## Task goal:
Reproduce the whole listing, character for character.

======

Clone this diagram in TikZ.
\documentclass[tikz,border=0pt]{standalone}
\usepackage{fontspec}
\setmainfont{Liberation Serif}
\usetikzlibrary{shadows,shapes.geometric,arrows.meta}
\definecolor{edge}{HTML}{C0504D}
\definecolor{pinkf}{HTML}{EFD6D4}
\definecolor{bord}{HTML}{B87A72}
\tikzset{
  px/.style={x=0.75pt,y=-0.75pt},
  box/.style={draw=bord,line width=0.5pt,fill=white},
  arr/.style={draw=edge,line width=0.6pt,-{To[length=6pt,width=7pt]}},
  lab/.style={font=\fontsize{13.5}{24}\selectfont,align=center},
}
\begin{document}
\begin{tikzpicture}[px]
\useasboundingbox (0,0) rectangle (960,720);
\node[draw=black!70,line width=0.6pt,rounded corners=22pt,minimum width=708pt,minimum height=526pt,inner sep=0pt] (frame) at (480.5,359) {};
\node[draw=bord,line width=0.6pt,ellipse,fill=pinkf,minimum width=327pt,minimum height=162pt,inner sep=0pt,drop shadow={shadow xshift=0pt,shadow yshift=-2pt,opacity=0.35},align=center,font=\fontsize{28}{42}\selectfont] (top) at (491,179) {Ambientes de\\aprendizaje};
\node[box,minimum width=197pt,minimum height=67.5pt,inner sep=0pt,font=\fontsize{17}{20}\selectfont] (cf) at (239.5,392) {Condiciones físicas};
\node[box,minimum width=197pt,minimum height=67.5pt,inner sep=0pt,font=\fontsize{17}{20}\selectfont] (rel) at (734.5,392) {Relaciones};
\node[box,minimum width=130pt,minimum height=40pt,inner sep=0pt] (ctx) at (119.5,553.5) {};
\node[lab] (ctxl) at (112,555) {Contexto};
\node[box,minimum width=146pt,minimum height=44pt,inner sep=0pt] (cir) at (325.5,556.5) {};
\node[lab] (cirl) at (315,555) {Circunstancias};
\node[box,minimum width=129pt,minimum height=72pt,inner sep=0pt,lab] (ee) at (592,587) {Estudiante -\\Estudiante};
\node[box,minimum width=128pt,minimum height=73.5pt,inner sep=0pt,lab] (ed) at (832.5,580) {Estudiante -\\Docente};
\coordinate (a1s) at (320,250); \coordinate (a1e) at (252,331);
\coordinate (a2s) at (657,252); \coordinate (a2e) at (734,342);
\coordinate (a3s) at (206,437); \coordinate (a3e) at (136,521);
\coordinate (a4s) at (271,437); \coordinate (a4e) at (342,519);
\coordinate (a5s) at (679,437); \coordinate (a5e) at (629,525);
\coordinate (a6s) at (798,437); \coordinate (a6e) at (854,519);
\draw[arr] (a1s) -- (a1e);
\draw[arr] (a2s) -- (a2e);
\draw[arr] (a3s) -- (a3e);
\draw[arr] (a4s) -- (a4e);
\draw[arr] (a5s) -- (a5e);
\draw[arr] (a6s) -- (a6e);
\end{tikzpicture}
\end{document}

======

## Expected output:
Clone this diagram in TikZ.
\documentclass[tikz,border=0pt]{standalone}
\usepackage{fontspec}
\setmainfont{Liberation Serif}
\usetikzlibrary{shadows,shapes.geometric,arrows.meta}
\definecolor{edge}{HTML}{C0504D}
\definecolor{pinkf}{HTML}{EFD6D4}
\definecolor{bord}{HTML}{B87A72}
\tikzset{
  px/.style={x=0.75pt,y=-0.75pt},
  box/.style={draw=bord,line width=0.5pt,fill=white},
  arr/.style={draw=edge,line width=0.6pt,-{To[length=6pt,width=7pt]}},
  lab/.style={font=\fontsize{13.5}{24}\selectfont,align=center},
}
\begin{document}
\begin{tikzpicture}[px]
\useasboundingbox (0,0) rectangle (960,720);
\node[draw=black!70,line width=0.6pt,rounded corners=22pt,minimum width=708pt,minimum height=526pt,inner sep=0pt] (frame) at (480.5,359) {};
\node[draw=bord,line width=0.6pt,ellipse,fill=pinkf,minimum width=327pt,minimum height=162pt,inner sep=0pt,drop shadow={shadow xshift=0pt,shadow yshift=-2pt,opacity=0.35},align=center,font=\fontsize{28}{42}\selectfont] (top) at (491,179) {Ambientes de\\aprendizaje};
\node[box,minimum width=197pt,minimum height=67.5pt,inner sep=0pt,font=\fontsize{17}{20}\selectfont] (cf) at (239.5,392) {Condiciones físicas};
\node[box,minimum width=197pt,minimum height=67.5pt,inner sep=0pt,font=\fontsize{17}{20}\selectfont] (rel) at (734.5,392) {Relaciones};
\node[box,minimum width=130pt,minimum height=40pt,inner sep=0pt] (ctx) at (119.5,553.5) {};
\node[lab] (ctxl) at (112,555) {Contexto};
\node[box,minimum width=146pt,minimum height=44pt,inner sep=0pt] (cir) at (325.5,556.5) {};
\node[lab] (cirl) at (315,555) {Circunstancias};
\node[box,minimum width=129pt,minimum height=72pt,inner sep=0pt,lab] (ee) at (592,587) {Estudiante -\\Estudiante};
\node[box,minimum width=128pt,minimum height=73.5pt,inner sep=0pt,lab] (ed) at (832.5,580) {Estudiante -\\Docente};
\coordinate (a1s) at (320,250); \coordinate (a1e) at (252,331);
\coordinate (a2s) at (657,252); \coordinate (a2e) at (734,342);
\coordinate (a3s) at (206,437); \coordinate (a3e) at (136,521);
\coordinate (a4s) at (271,437); \coordinate (a4e) at (342,519);
\coordinate (a5s) at (679,437); \coordinate (a5e) at (629,525);
\coordinate (a6s) at (798,437); \coordinate (a6e) at (854,519);
\draw[arr] (a1s) -- (a1e);
\draw[arr] (a2s) -- (a2e);
\draw[arr] (a3s) -- (a3e);
\draw[arr] (a4s) -- (a4e);
\draw[arr] (a5s) -- (a5e);
\draw[arr] (a6s) -- (a6e);
\end{tikzpicture}
\end{document}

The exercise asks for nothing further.